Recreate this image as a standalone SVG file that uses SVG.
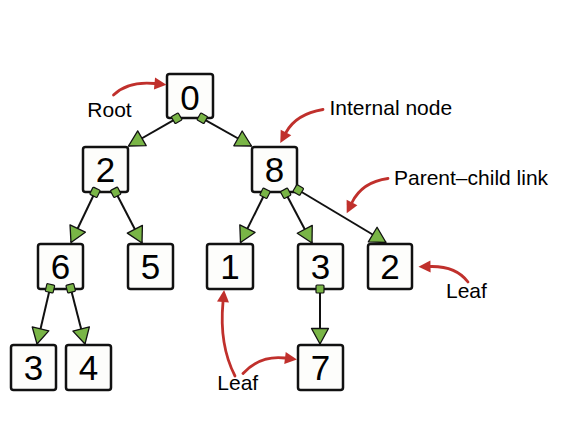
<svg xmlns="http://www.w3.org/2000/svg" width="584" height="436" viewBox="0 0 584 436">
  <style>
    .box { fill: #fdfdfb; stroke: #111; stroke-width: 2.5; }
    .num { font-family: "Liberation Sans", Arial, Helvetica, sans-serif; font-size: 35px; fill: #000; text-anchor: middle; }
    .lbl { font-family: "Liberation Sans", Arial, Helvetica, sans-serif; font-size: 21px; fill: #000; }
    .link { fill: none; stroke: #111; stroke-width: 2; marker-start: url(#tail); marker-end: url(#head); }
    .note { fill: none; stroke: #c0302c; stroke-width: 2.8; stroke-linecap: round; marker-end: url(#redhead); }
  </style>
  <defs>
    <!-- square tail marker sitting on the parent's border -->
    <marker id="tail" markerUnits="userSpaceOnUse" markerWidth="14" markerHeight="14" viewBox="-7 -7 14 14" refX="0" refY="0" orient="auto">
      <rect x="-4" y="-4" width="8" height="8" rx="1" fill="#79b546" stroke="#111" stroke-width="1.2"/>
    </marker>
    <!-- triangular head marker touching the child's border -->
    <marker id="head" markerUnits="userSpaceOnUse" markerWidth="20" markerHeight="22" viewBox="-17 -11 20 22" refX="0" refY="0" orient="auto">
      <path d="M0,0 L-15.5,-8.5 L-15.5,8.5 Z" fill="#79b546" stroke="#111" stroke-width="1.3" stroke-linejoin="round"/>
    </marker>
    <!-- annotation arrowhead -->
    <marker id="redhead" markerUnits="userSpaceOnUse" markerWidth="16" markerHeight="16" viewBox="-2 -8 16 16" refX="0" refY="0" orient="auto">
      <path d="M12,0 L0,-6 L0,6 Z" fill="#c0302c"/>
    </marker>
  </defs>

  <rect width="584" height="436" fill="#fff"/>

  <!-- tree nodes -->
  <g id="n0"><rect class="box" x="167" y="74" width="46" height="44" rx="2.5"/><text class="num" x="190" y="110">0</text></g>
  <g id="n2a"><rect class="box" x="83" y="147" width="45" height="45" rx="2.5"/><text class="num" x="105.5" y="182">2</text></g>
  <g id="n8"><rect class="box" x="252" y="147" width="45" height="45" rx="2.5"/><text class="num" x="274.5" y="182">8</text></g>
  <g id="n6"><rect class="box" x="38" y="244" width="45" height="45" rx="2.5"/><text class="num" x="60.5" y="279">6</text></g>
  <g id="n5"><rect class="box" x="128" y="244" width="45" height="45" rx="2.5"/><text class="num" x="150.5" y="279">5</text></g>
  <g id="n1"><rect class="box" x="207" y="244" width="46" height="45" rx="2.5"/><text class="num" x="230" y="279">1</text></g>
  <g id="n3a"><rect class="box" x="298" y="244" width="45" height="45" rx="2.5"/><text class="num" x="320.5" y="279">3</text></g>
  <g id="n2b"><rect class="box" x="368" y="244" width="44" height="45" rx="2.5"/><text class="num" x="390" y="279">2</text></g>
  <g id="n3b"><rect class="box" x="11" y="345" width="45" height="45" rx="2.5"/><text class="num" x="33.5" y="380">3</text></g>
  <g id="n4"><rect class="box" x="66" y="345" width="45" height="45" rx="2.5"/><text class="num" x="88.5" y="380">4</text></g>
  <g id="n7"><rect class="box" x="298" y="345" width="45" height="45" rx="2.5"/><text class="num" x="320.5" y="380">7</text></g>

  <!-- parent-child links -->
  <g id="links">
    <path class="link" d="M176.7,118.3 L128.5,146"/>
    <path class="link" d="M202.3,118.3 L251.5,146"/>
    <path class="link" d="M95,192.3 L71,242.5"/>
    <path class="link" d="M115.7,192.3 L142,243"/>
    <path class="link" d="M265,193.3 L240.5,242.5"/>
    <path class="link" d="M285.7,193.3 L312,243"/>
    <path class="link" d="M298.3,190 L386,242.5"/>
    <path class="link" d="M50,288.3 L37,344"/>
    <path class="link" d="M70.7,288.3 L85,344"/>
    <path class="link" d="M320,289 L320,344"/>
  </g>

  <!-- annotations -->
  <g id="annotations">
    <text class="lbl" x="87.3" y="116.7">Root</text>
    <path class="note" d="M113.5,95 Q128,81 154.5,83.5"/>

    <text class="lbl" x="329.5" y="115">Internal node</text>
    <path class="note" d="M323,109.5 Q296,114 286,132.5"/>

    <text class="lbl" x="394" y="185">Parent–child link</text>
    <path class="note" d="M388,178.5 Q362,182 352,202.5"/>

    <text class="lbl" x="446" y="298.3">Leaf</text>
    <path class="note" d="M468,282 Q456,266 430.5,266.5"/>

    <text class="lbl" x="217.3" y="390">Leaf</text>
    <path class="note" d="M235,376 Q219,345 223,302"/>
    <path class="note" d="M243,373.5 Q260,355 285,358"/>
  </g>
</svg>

* _What you will do_
Print the complete listing exactly, apart from any pictures.

* _Answer in full_
Recreate this image as a standalone SVG file that uses SVG.
<svg xmlns="http://www.w3.org/2000/svg" width="584" height="436" viewBox="0 0 584 436">
  <style>
    .box { fill: #fdfdfb; stroke: #111; stroke-width: 2.5; }
    .num { font-family: "Liberation Sans", Arial, Helvetica, sans-serif; font-size: 35px; fill: #000; text-anchor: middle; }
    .lbl { font-family: "Liberation Sans", Arial, Helvetica, sans-serif; font-size: 21px; fill: #000; }
    .link { fill: none; stroke: #111; stroke-width: 2; marker-start: url(#tail); marker-end: url(#head); }
    .note { fill: none; stroke: #c0302c; stroke-width: 2.8; stroke-linecap: round; marker-end: url(#redhead); }
  </style>
  <defs>
    <!-- square tail marker sitting on the parent's border -->
    <marker id="tail" markerUnits="userSpaceOnUse" markerWidth="14" markerHeight="14" viewBox="-7 -7 14 14" refX="0" refY="0" orient="auto">
      <rect x="-4" y="-4" width="8" height="8" rx="1" fill="#79b546" stroke="#111" stroke-width="1.2"/>
    </marker>
    <!-- triangular head marker touching the child's border -->
    <marker id="head" markerUnits="userSpaceOnUse" markerWidth="20" markerHeight="22" viewBox="-17 -11 20 22" refX="0" refY="0" orient="auto">
      <path d="M0,0 L-15.5,-8.5 L-15.5,8.5 Z" fill="#79b546" stroke="#111" stroke-width="1.3" stroke-linejoin="round"/>
    </marker>
    <!-- annotation arrowhead -->
    <marker id="redhead" markerUnits="userSpaceOnUse" markerWidth="16" markerHeight="16" viewBox="-2 -8 16 16" refX="0" refY="0" orient="auto">
      <path d="M12,0 L0,-6 L0,6 Z" fill="#c0302c"/>
    </marker>
  </defs>

  <rect width="584" height="436" fill="#fff"/>

  <!-- tree nodes -->
  <g id="n0"><rect class="box" x="167" y="74" width="46" height="44" rx="2.5"/><text class="num" x="190" y="110">0</text></g>
  <g id="n2a"><rect class="box" x="83" y="147" width="45" height="45" rx="2.5"/><text class="num" x="105.5" y="182">2</text></g>
  <g id="n8"><rect class="box" x="252" y="147" width="45" height="45" rx="2.5"/><text class="num" x="274.5" y="182">8</text></g>
  <g id="n6"><rect class="box" x="38" y="244" width="45" height="45" rx="2.5"/><text class="num" x="60.5" y="279">6</text></g>
  <g id="n5"><rect class="box" x="128" y="244" width="45" height="45" rx="2.5"/><text class="num" x="150.5" y="279">5</text></g>
  <g id="n1"><rect class="box" x="207" y="244" width="46" height="45" rx="2.5"/><text class="num" x="230" y="279">1</text></g>
  <g id="n3a"><rect class="box" x="298" y="244" width="45" height="45" rx="2.5"/><text class="num" x="320.5" y="279">3</text></g>
  <g id="n2b"><rect class="box" x="368" y="244" width="44" height="45" rx="2.5"/><text class="num" x="390" y="279">2</text></g>
  <g id="n3b"><rect class="box" x="11" y="345" width="45" height="45" rx="2.5"/><text class="num" x="33.5" y="380">3</text></g>
  <g id="n4"><rect class="box" x="66" y="345" width="45" height="45" rx="2.5"/><text class="num" x="88.5" y="380">4</text></g>
  <g id="n7"><rect class="box" x="298" y="345" width="45" height="45" rx="2.5"/><text class="num" x="320.5" y="380">7</text></g>

  <!-- parent-child links -->
  <g id="links">
    <path class="link" d="M176.7,118.3 L128.5,146"/>
    <path class="link" d="M202.3,118.3 L251.5,146"/>
    <path class="link" d="M95,192.3 L71,242.5"/>
    <path class="link" d="M115.7,192.3 L142,243"/>
    <path class="link" d="M265,193.3 L240.5,242.5"/>
    <path class="link" d="M285.7,193.3 L312,243"/>
    <path class="link" d="M298.3,190 L386,242.5"/>
    <path class="link" d="M50,288.3 L37,344"/>
    <path class="link" d="M70.7,288.3 L85,344"/>
    <path class="link" d="M320,289 L320,344"/>
  </g>

  <!-- annotations -->
  <g id="annotations">
    <text class="lbl" x="87.3" y="116.7">Root</text>
    <path class="note" d="M113.5,95 Q128,81 154.5,83.5"/>

    <text class="lbl" x="329.5" y="115">Internal node</text>
    <path class="note" d="M323,109.5 Q296,114 286,132.5"/>

    <text class="lbl" x="394" y="185">Parent–child link</text>
    <path class="note" d="M388,178.5 Q362,182 352,202.5"/>

    <text class="lbl" x="446" y="298.3">Leaf</text>
    <path class="note" d="M468,282 Q456,266 430.5,266.5"/>

    <text class="lbl" x="217.3" y="390">Leaf</text>
    <path class="note" d="M235,376 Q219,345 223,302"/>
    <path class="note" d="M243,373.5 Q260,355 285,358"/>
  </g>
</svg>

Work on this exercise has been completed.